The greatest challenge in identifying a speaker’s distinctive vocal characteristics remains the ability of those with malicious intentions to intentionally alter their voice. Problematically, as methodology for detecting disguised speech improves, so does the technology and methods of those seeking to avoid detection.

When working with a recording and a pool of suspects, the identification process involves creating a series of known exemplar recordings of the suspects speaking, and comparing it to the unknown exemplars, collected from the original recording in which the speaker’s identity is unknown. This affords the guilty party two opportunities to fool investigators. If they believe they may be recorded while committing a crime they may disguise their voice. They may later disguise their voice when asked to produce known exemplars. In the former scenario, a criminal could employ Electronic or Non-Electronic disguise methods. Electronic disguises, such as digital voice scramblers are incredibly difficult to overcome. They are completely destructive of fundamental frequency and vowel and consonant articulation information. However, at least when dealing with this form of disguise it is clear the criminal is disguising their speech. Electronic disguise is most common in cases of kidnapping or blackmail.

Non-Electronic disguise methods are extremely varied. A popular method in film is a criminal holding cloth over their mouth when making a recorded call. Apparently most criminals find this to be one step too many, because the most common methods are whispering or assuming a false accent. These methods have a notable impact on intra-speaker variation, specifically the fundamental frequency values are affected. In the case of imitating an accent, European research has found that that method is ineffective in hiding the fact the speaker’s voice is being disguised. (Adrian Leemann, 2015)

An interesting example from history is convicted serial killer Paul Michael Stephani, the Weepy-Voiced Killer. He killed four women in the Minneapolis area from 1980 to 1982. Several times he called police and in a weeping voice asked them to stop him from killing again. During his trial, voice identification was at issue, and early Aural Acoustic Speaker Identification practitioners supported an identification conclusion, which was also supported by the killer’s wife who recognized his voice while listening to the 911 calls. In this case, the disguise was only successful in altering his prosody and fundamental frequency values. (BobSeger1981, 2013)

When disguised speech is used in the original recording from which the Unknown Exemplars are gathered, sometimes identifying the presence of disguised speech is all that can be done. When a suspect is disguising their speech while providing Known Exemplar samples, the forensic examiner has significantly more opportunities to reduce its impact.

The first step is detection. Any known exemplar collection and analysis protocol should include detection practices for disguised speech. The best indicator is inconsistent phonetic characteristics. It is very difficult to consistently disguise your speech for prolonged periods of time, so evidence collection should include asking the suspect to read a long statement or passage, which should also be phonetically challenging to read aloud. Speech Language Pathologists use diagnostic passages in the diagnosis of speech disorders, as well as assess progress in treatment. These same passages are excellent tools for disguised speech detection. The suspect should also be engaged in casual conversation. Any breaks or inconsistencies might provide clues as to the suspect’s natural speaking voice.

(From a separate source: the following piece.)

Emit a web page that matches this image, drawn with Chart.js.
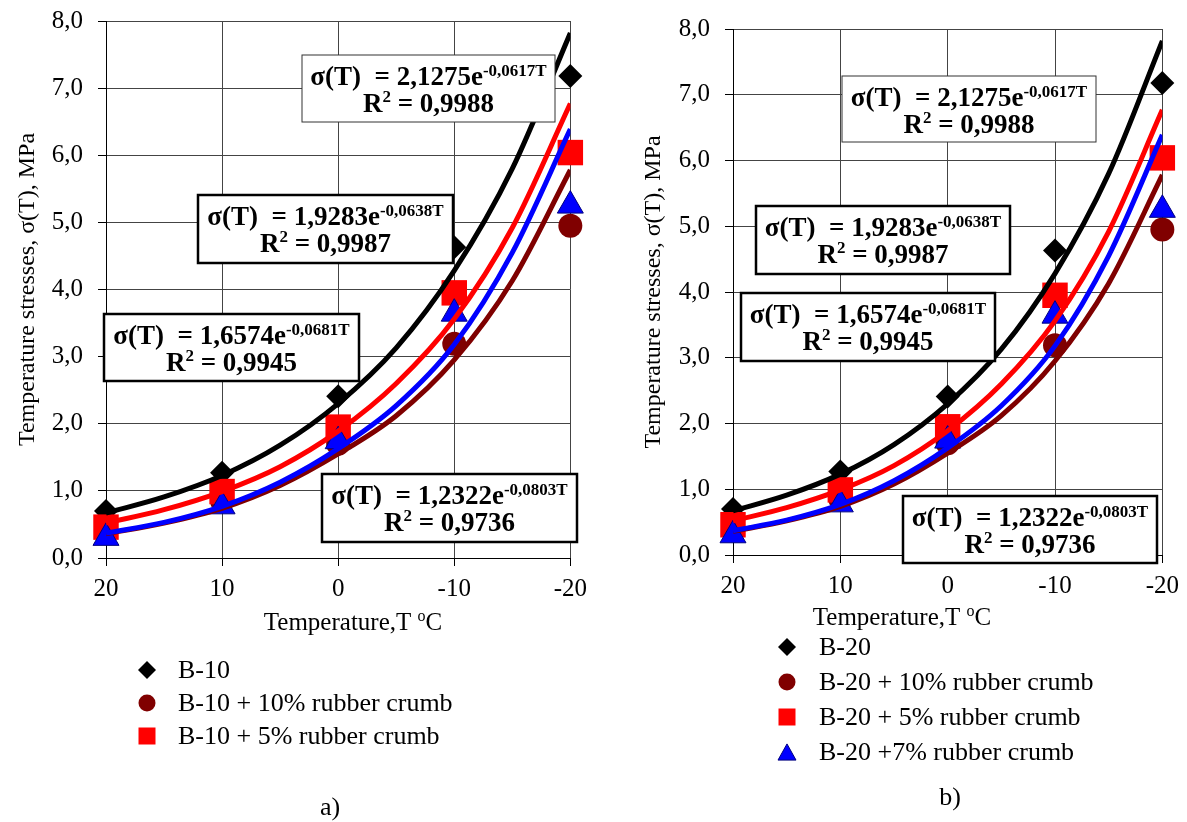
<!DOCTYPE html>
<html><head><meta charset="utf-8">
<script src="https://cdn.jsdelivr.net/npm/chart.js@4.4.0/dist/chart.umd.min.js"></script>
<style>
html,body{margin:0;padding:0;background:#fff;}
#wrap{position:relative;width:1187px;height:822px;overflow:hidden;background:#fff;}
.pane{position:absolute;top:0;height:822px;}
</style></head><body>
<div id="wrap">
<div class="pane" style="left:0;width:595px"><canvas id="cA"></canvas></div>
<div class="pane" style="left:595px;width:592px"><canvas id="cB"></canvas></div>
</div>
<script>
// ---- data ----
const temperatures = [20, 10, 0, -10, -20];
const stressBase   = [0.70, 1.27, 2.41, 4.63, 7.18];
const stress10     = [0.40, 0.85, 1.70, 3.19, 4.95];
const stress5      = [0.46, 0.99, 1.95, 3.95, 6.04];
const stress7      = [0.30, 0.77, 1.74, 3.64, 5.25];

const trendTemps = [20, 15, 10, 5, 0, -5, -10, -15, -20];
const trendBase  = [0.67, 0.91, 1.23, 1.68, 2.30, 3.13, 4.28, 5.80, 7.82];
const trend10    = [0.36, 0.52, 0.74, 1.08, 1.55, 2.12, 2.95, 4.13, 5.78];
const trend5     = [0.52, 0.72, 0.99, 1.36, 1.89, 2.60, 3.56, 4.92, 6.77];
const trend7     = [0.37, 0.53, 0.77, 1.13, 1.63, 2.27, 3.18, 4.55, 6.39];

const xTickValues = [20, 10, 0, -10, -20];
const yTickValues = [0, 1, 2, 3, 4, 5, 6, 7, 8];

const eqCoefs = ['2,1275', '1,9283', '1,6574', '1,2322'];
const eqExps  = ['-0,0617', '-0,0638', '-0,0681', '-0,0803'];
const eqR2    = ['0,9988', '0,9987', '0,9945', '0,9736'];

const legendA = ['B-10', 'B-10 + 10% rubber crumb', 'B-10 + 5% rubber crumb'];
const legendB = ['B-20', 'B-20 + 10% rubber crumb', 'B-20 + 5% rubber crumb', 'B-20 +7% rubber crumb'];

// ---- helpers ----
const FONT = '"Liberation Serif", "Times New Roman", serif';
const pts = (xs, ys) => xs.map((x, i) => ({x: x, y: ys[i]}));

function drawMarker(ctx, style, x, y, r, fill, stroke, lw) {
  ctx.save();
  ctx.beginPath();
  if (style === 'rectRot') {
    ctx.moveTo(x, y - r); ctx.lineTo(x + r, y); ctx.lineTo(x, y + r); ctx.lineTo(x - r, y); ctx.closePath();
  } else if (style === 'circle') {
    ctx.arc(x, y, r, 0, Math.PI * 2);
  } else if (style === 'rect') {
    ctx.rect(x - r, y - r, 2 * r, 2 * r);
  } else if (style === 'triangle') {
    const h = r * 1.8;
    ctx.moveTo(x, y - h / 2); ctx.lineTo(x + r, y + h / 2); ctx.lineTo(x - r, y + h / 2); ctx.closePath();
  }
  ctx.fillStyle = fill; ctx.fill();
  if (lw) { ctx.lineWidth = lw; ctx.strokeStyle = stroke; ctx.stroke(); }
  ctx.restore();
}

const decorPlugin = {
  id: 'decor',
  afterDraw(chart) {
    const o = chart.options.plugins.decor;
    const ctx = chart.ctx;
    const ox = o.offsetX;
    ctx.save();
    // equation boxes
    o.boxes.forEach((b, i) => {
      const x1 = b[0] - ox, y1 = b[1], x2 = b[2] - ox, y2 = b[3], lw = b[4];
      ctx.fillStyle = '#fff';
      ctx.fillRect(x1, y1, x2 - x1, y2 - y1);
      ctx.lineWidth = lw;
      ctx.strokeStyle = lw > 1.5 ? '#000' : '#333';
      ctx.strokeRect(x1, y1, x2 - x1, y2 - y1);
      const cx = (x1 + x2) / 2;
      ctx.fillStyle = '#000';
      ctx.textBaseline = 'alphabetic';
      ctx.textAlign = 'left';
      const main = 'σ(T)  = ' + eqCoefs[i] + 'e';
      const sup = eqExps[i] + 'T';
      ctx.font = 'bold 27px ' + FONT;
      const wMain = ctx.measureText(main).width;
      ctx.font = 'bold 17px ' + FONT;
      const wSup = ctx.measureText(sup).width;
      let sx = cx - (wMain + wSup) / 2;
      ctx.font = 'bold 27px ' + FONT;
      ctx.fillText(main, sx, y1 + 30);
      ctx.font = 'bold 17px ' + FONT;
      ctx.fillText(sup, sx + wMain, y1 + 21);
      // R2 line
      ctx.font = 'bold 27px ' + FONT;
      const wR = ctx.measureText('R').width;
      const rest = ' = ' + eqR2[i];
      const wRest = ctx.measureText(rest).width;
      ctx.font = 'bold 17px ' + FONT;
      const w2 = ctx.measureText('2').width;
      sx = cx - (wR + w2 + wRest) / 2;
      ctx.font = 'bold 27px ' + FONT;
      ctx.fillText('R', sx, y1 + 57);
      ctx.fillText(rest, sx + wR + w2, y1 + 57);
      ctx.font = 'bold 17px ' + FONT;
      ctx.fillText('2', sx + wR, y1 + 47);
    });
    // x-axis title with superscript
    {
      const t = o.xTitle;
      const a = 'Temperature,T ', s = 'o', c = 'C';
      ctx.font = '25px ' + FONT;
      const wa = ctx.measureText(a).width, wc = ctx.measureText(c).width;
      ctx.font = '16px ' + FONT;
      const ws = ctx.measureText(s).width;
      let x = t[0] - ox - (wa + ws + wc) / 2;
      ctx.textBaseline = 'alphabetic'; ctx.textAlign = 'left'; ctx.fillStyle = '#000';
      ctx.font = '25px ' + FONT;
      ctx.fillText(a, x, t[1] + 8);
      ctx.fillText(c, x + wa + ws, t[1] + 8);
      ctx.font = '16px ' + FONT;
      ctx.fillText(s, x + wa, t[1] - 1);
    }
    // legend from datasets
    const L = o.legend;
    const markerSets = chart.data.datasets.filter(d => d.inLegend);
    markerSets.forEach((d, i) => {
      const y = L.y0 + i * L.dy;
      const mx = L.mx - ox;
      const r = d.legendR;
      drawMarker(ctx, d.pointStyle, mx, y, r, d.backgroundColor, d.borderColor, d.pointStyle === 'triangle' ? 1 : 0);
      ctx.font = '26px ' + FONT;
      ctx.fillStyle = '#000';
      ctx.textAlign = 'left'; ctx.textBaseline = 'middle';
      ctx.fillText(d.label, L.tx - ox, y + 1);
    });
    // caption
    ctx.font = '26px ' + FONT;
    ctx.textAlign = 'center'; ctx.textBaseline = 'middle';
    ctx.fillText(o.caption[0], o.caption[1] - ox, o.caption[2]);
    ctx.restore();
  }
};

function makeChart(id, cfg) {
  const labels = cfg.labels;
  const datasets = [
    {label: labels[0], data: pts(temperatures, stressBase), pointStyle: 'rectRot', pointRadius: 12,
     backgroundColor: '#000', borderColor: '#000', borderWidth: 0, order: 8, clip: false,
     inLegend: true, legendR: 9},
    {label: labels[1], data: pts(temperatures, stress10), pointStyle: 'circle', pointRadius: 12,
     backgroundColor: '#800000', borderColor: '#800000', borderWidth: 0, order: 7, clip: false,
     inLegend: true, legendR: 8.5},
    {label: labels[2], data: pts(temperatures, stress5), pointStyle: 'rect', pointRadius: 18,
     backgroundColor: '#FF0000', borderColor: '#FF0000', borderWidth: 0, order: 6, clip: false,
     inLegend: true, legendR: 8.5},
    {label: labels[3] || 'B-10 +7% rubber crumb', data: pts(temperatures, stress7), pointStyle: 'triangle', pointRadius: 15,
     backgroundColor: '#0000FF', borderColor: '#000080', borderWidth: 1, order: 5, clip: false,
     inLegend: labels.length > 3, legendR: 9},
    {label: 'trend base', data: pts(trendTemps, trendBase), showLine: true, pointRadius: 0,
     borderColor: '#000', borderWidth: 5, cubicInterpolationMode: 'monotone', order: 4},
    {label: 'trend 10', data: pts(trendTemps, trend10), showLine: true, pointRadius: 0,
     borderColor: '#7F0000', borderWidth: 5, cubicInterpolationMode: 'monotone', order: 3},
    {label: 'trend 5', data: pts(trendTemps, trend5), showLine: true, pointRadius: 0,
     borderColor: '#FF0000', borderWidth: 5, cubicInterpolationMode: 'monotone', order: 2},
    {label: 'trend 7', data: pts(trendTemps, trend7), showLine: true, pointRadius: 0,
     borderColor: '#0000FF', borderWidth: 5, cubicInterpolationMode: 'monotone', order: 1}
  ];
  return new Chart(document.getElementById(id), {
    type: 'scatter',
    data: {datasets},
    plugins: [decorPlugin],
    options: {
      responsive: true, maintainAspectRatio: false, animation: false,
      layout: {padding: cfg.padding},
      plugins: {
        legend: {display: false}, tooltip: {enabled: false},
        decor: cfg.decor
      },
      scales: {
        x: {
          type: 'linear', min: -20, max: 20, reverse: true,
          afterBuildTicks: s => { s.ticks = xTickValues.map(v => ({value: v})); },
          afterFit: s => { s.height = 40; },
          ticks: {color: '#000', font: {family: FONT, size: 25}, padding: 8, maxRotation: 0,
                  callback: v => String(v)},
          grid: {color: '#444', lineWidth: 1, tickLength: 8, tickColor: '#000'},
          border: {color: '#000', width: 1}
        },
        y: {
          min: 0, max: 8,
          afterBuildTicks: s => { s.ticks = yTickValues.map(v => ({value: v})); },
          afterFit: s => { s.width = cfg.yWidth; s.paddingTop = 4; s.paddingBottom = 4; },
          ticks: {color: '#000', font: {family: FONT, size: 25}, padding: 15,
                  callback: v => v.toFixed(1).replace('.', ',')},
          grid: {color: '#444', lineWidth: 1, tickLength: 8, tickColor: '#000'},
          border: {color: '#000', width: 1},
          title: {display: true, text: 'Temperature stresses, σ(T), MPa', color: '#000',
                  font: {family: FONT, size: 24}, padding: {top: cfg.yTitlePad, bottom: 0}}
        }
      }
    }
  });
}

makeChart('cA', {
  labels: legendA,
  yWidth: 106,
  yTitlePad: 13,
  padding: {left: 0, right: 15, top: 21, bottom: 224},
  decor: {
    offsetX: 0,
    boxes: [[302, 55, 555, 122, 1], [198, 195, 453, 263, 2.5], [104, 314, 359, 381, 2.5], [322, 474, 577, 542, 2.5]],
    xTitle: [353, 622],
    legend: {mx: 147, tx: 178, y0: 670, dy: 33},
    caption: ['a)', 330, 808]
  }
});

makeChart('cB', {
  labels: legendB,
  yWidth: 138,
  yTitlePad: 44,
  padding: {left: 0, right: 20, top: 29, bottom: 227},
  decor: {
    offsetX: 595,
    boxes: [[842, 76, 1096, 142, 1], [756, 206, 1010, 274, 2.5], [741, 293, 995, 361, 2.5], [903, 496, 1157, 563, 2.5]],
    xTitle: [902, 617],
    legend: {mx: 787, tx: 819, y0: 647, dy: 35},
    caption: ['b)', 950, 798]
  }
});
</script>
</body></html>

Common methods of disguised speech when providing known exemplars is intentionally struggling in the pronunciation of words which are forensically significant to the crime being recorded, feigning poor fluency, and emphasizing syllables in unusual ways.

The key to successfully conducting a speaker comparison when you suspect disguised speech is present is to identify what elements of their speech the subject is altering. Often times the perpetrator believes they are successfully disguising their entire speech, but not knowing how speech scientists divide and categorize speech, they in fact are only affecting one criterion. If they are only altering their fundamental frequency, a successful analysis can still be done by correctly weighting their vowel and consonant articulation. If their articulation is altered, prosody, resonance, nasality, and abnormalities may still be of forensic consequence.